Des forces de renouveau

• Vers 1740, un redressement économique s’amorce.

• 1740 : le père Stanisław Konarski, de l’ordre des Piaristes, fonde le Collegium nobilium de Varsovie et réforme dans le même esprit moderne et civique toutes les écoles pies du pays. Son exemple est suivi par les Jésuites.

Une élite intellectuelle, en relations suivies avec l’Occident, médite aux moyens de relever le pays : parmi elle la puissante « famille » des Czartoryski et des Poniatowski.


Réveil de la nation. Mort de l’État (1764-1815)

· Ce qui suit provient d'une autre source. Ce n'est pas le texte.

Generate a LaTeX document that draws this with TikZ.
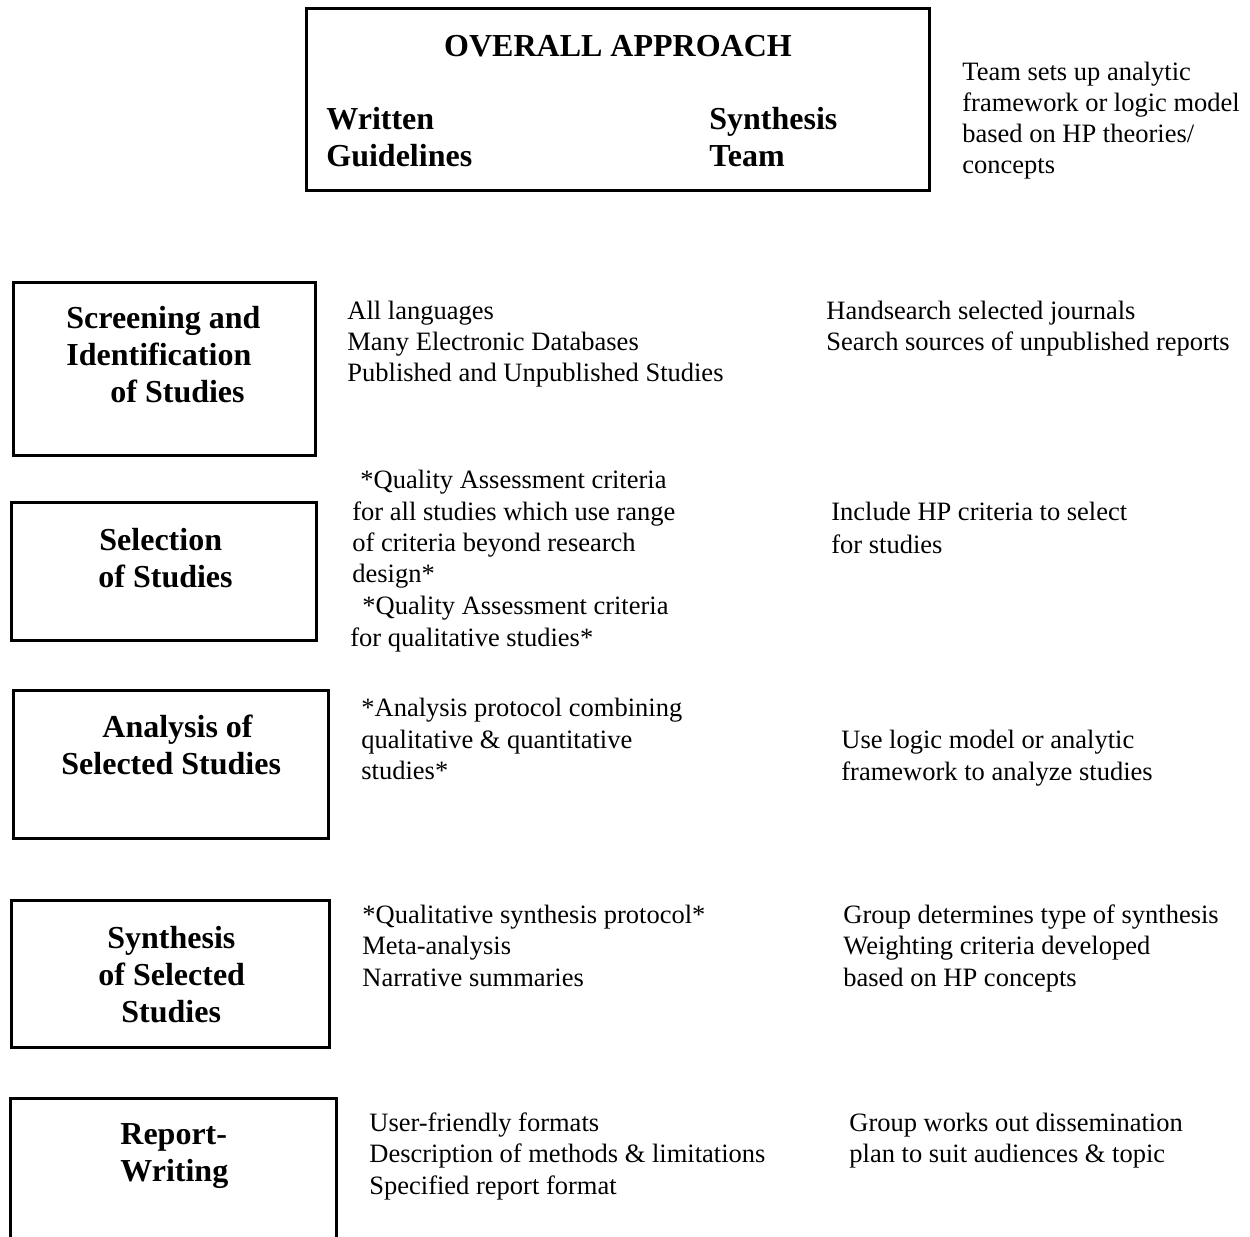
\documentclass[tikz,border=0pt]{standalone}
\usepackage{fontspec}
\setmainfont{Liberation Serif}
\begin{document}
\begin{tikzpicture}[x=0.5pt,y=-0.5pt,
  boxline/.style={line width=1.5pt,draw=black},
  bt/.style={anchor=base west,inner sep=0pt,font=\fontsize{16pt}{18.5pt}\selectfont\bfseries},
  rt/.style={anchor=base west,inner sep=0pt,font=\fontsize{13.25pt}{15.5pt}\selectfont}]
\useasboundingbox (0,0) rectangle (1250,1237);
\fill[white] (0,0) rectangle (1250,1237);

% boxes
\draw[boxline] (306,8) rectangle (929,190);
\draw[boxline] (13,282) rectangle (315,455);
\draw[boxline] (11,502) rectangle (316,640);
\draw[boxline] (13,690) rectangle (328,838);
\draw[boxline] (11,900) rectangle (329,1047);
\draw[boxline] (10,1240) -- (10,1098) -- (336,1098) -- (336,1240);

% top box
\node[bt,anchor=base] (oa) at (618,56) {OVERALL APPROACH};
\node[bt] (wg1) at (326,129) {Written};
\node[bt] (wg2) at (326,166) {Guidelines};
\node[bt] (st1) at (709,129) {Synthesis};
\node[bt] (st2) at (709,166) {Team};
\node[rt] (tr1) at (962,80) {Team sets up analytic};
\node[rt] (tr2) at (962,111) {framework or logic model};
\node[rt] (tr3) at (962,142) {based on HP theories/};
\node[rt] (tr4) at (962,173) {concepts};

% row 1
\node[bt] (s1a) at (66,328) {Screening and};
\node[bt] (s1b) at (66,365) {Identification};
\node[bt] (s1c) at (110,402) {of Studies};
\node[rt] (m1a) at (347,319) {All languages};
\node[rt] (m1b) at (347,350) {Many Electronic Databases};
\node[rt] (m1c) at (347,381) {Published and Unpublished Studies};
\node[rt] (r1a) at (826,319) {Handsearch selected journals};
\node[rt] (r1b) at (826,350) {Search sources of unpublished reports};

% row 2
\node[bt] (s2a) at (99,550) {Selection};
\node[bt] (s2b) at (98,587) {of Studies};
\node[rt] (m2a) at (360,488) {*Quality Assessment criteria};
\node[rt] (m2b) at (352,520) {for all studies which use range};
\node[rt] (m2c) at (352,551) {of criteria beyond research};
\node[rt] (m2d) at (352,582) {design*};
\node[rt] (m2e) at (362,614) {*Quality Assessment criteria};
\node[rt] (m2f) at (350,646) {for qualitative studies*};
\node[rt] (r2a) at (831,520) {Include HP criteria to select};
\node[rt] (r2b) at (831,553) {for studies};

% row 3
\node[bt] (s3a) at (102,737) {Analysis of};
\node[bt] (s3b) at (61,774) {Selected Studies};
\node[rt] (m3a) at (361,716) {*Analysis protocol combining};
\node[rt] (m3b) at (361,748) {qualitative \& quantitative};
\node[rt] (m3c) at (361,779) {studies*};
\node[rt] (r3a) at (841,748) {Use logic model or analytic};
\node[rt] (r3b) at (841,780) {framework to analyze studies};

% row 4
\node[bt] (s4a) at (107,948) {Synthesis};
\node[bt] (s4b) at (98,985) {of Selected};
\node[bt] (s4c) at (121,1022) {Studies};
\node[rt] (m4a) at (362,923) {*Qualitative synthesis protocol*};
\node[rt] (m4b) at (362,954) {Meta-analysis};
\node[rt] (m4c) at (362,986) {Narrative summaries};
\node[rt] (r4a) at (843,923) {Group determines type of synthesis};
\node[rt] (r4b) at (843,954) {Weighting criteria developed};
\node[rt] (r4c) at (843,986) {based on HP concepts};

% row 5
\node[bt] (s5a) at (120,1144) {Report-};
\node[bt] (s5b) at (120,1181) {Writing};
\node[rt] (m5a) at (369,1131) {User-friendly formats};
\node[rt] (m5b) at (369,1162) {Description of methods \& limitations};
\node[rt] (m5c) at (369,1194) {Specified report format};
\node[rt] (r5a) at (849,1131) {Group works out dissemination};
\node[rt] (r5b) at (849,1162) {plan to suit audiences \& topic};
\end{tikzpicture}
\end{document}
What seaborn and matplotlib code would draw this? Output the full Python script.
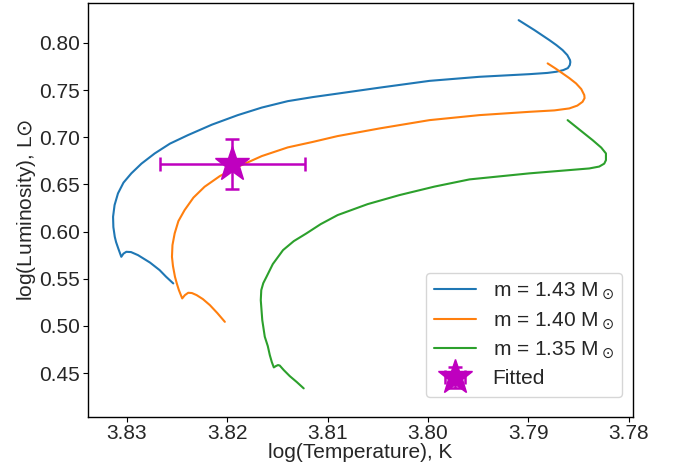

1764-1772 : tentatives de réformes sous la tutelle russe

Le dernier roi, Stanislas II* Auguste Poniatowski (1764-1795), doit son élection à Catherine II* de Russie. Patriote sincère, il entreprend résolument de moderniser le pays et se heurte à sa protectrice. D’accord avec la Prusse, la Russie est décidée à « tenir la Pologne en léthargie ». L’appui effectif de l’armée russe (1766-1768) permet à l’opposition conservatrice de sauver les principes anarchiques dont meurt le pays (liberum veto, élection royale). Mais la brutalité de cette intervention rejette ses éléments patriotes dans la Confédération de Bar (1768-1772), dirigée contre la Russie et contre le roi et soutenue par la France (Rousseau et Mably mettent leur plume à son service). L’impossibilité de pacifier le pays décide Catherine II à en accepter le partage partiel (1772) : la Russie, la Prusse et l’Autriche enlèvent à la Pologne 210 000 km2 et 4,5 millions d’habitants.

Alors, les patriotes et le roi, réduit par la tsarine au rôle ingrat de souverain protégé, mettent leurs espoirs dans une « révolution de l’instruction » et le triomphe de l’esprit des lumières.